= Henriette Danneskiold-Samsøe =

Danish businesswoman (1776-1843)

Bust of Henriette Danneskiold-Samsøe by Bertel Thorvaldsen (1839)

Johanne Henriette Valentine Danneskiold-Samsøe née Kaas (12 August 1776 – 28 July 1843) was a Danish countess who, when widowed, fulfilled her former husband's plans by founding the Holmegaard Glass Factory near Næstved in 1825. In so doing, she became one of Denmark's most notable early businesswomen. Danneskiold-Samsøe is also remembered for the correspondence she maintained with her former tutor Peder Deichmann.

==Biography==
Born on 12 August 1776 in Copenhagen, Johanne Henriette Valentine Kaas was one of the nine children of Admiral Frederik Christian Kaas and his wife Edele Sofie née Kaas. She was educated at home together with her sisters by the tutor Peder Deichmann with whom she corresponded actively until his death in 1816.

On 30 November 1795, Henriette Kaas married Count Christian Conrad Danneskiold-Samsøe from the noble Danneskiold-Samsøe family. They developed a truly romantic relationship which deepened over the years. Living on the large Gisselfeld Estate, they entertained the leading writers of the day, including N.F.S. Grundtvig and Hans Christian Andersen. In the 1820s, after acquiring the Holmegaard estate, he planned to create a glass factory there as he realized the local peat could be used as fuel. He requested permission from the king to go ahead with his plans in 1823 but died before receiving an answer.
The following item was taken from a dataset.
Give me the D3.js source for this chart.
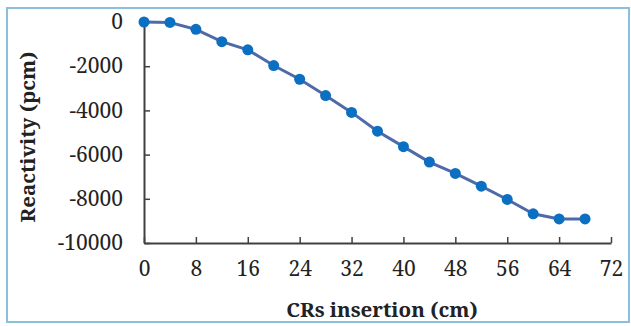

Countess Danneskiold-Samsøe persisted, receiving permission from the king to build the factory. Despite having to care for her six children alone, she was able to open the Holmegaard Glasværk in 1825, originally producing green glass bottles but soon moving into fine crystal glass.

Henriette Danneskiold-Samsøe died in Copenhagen on 28 July 1843.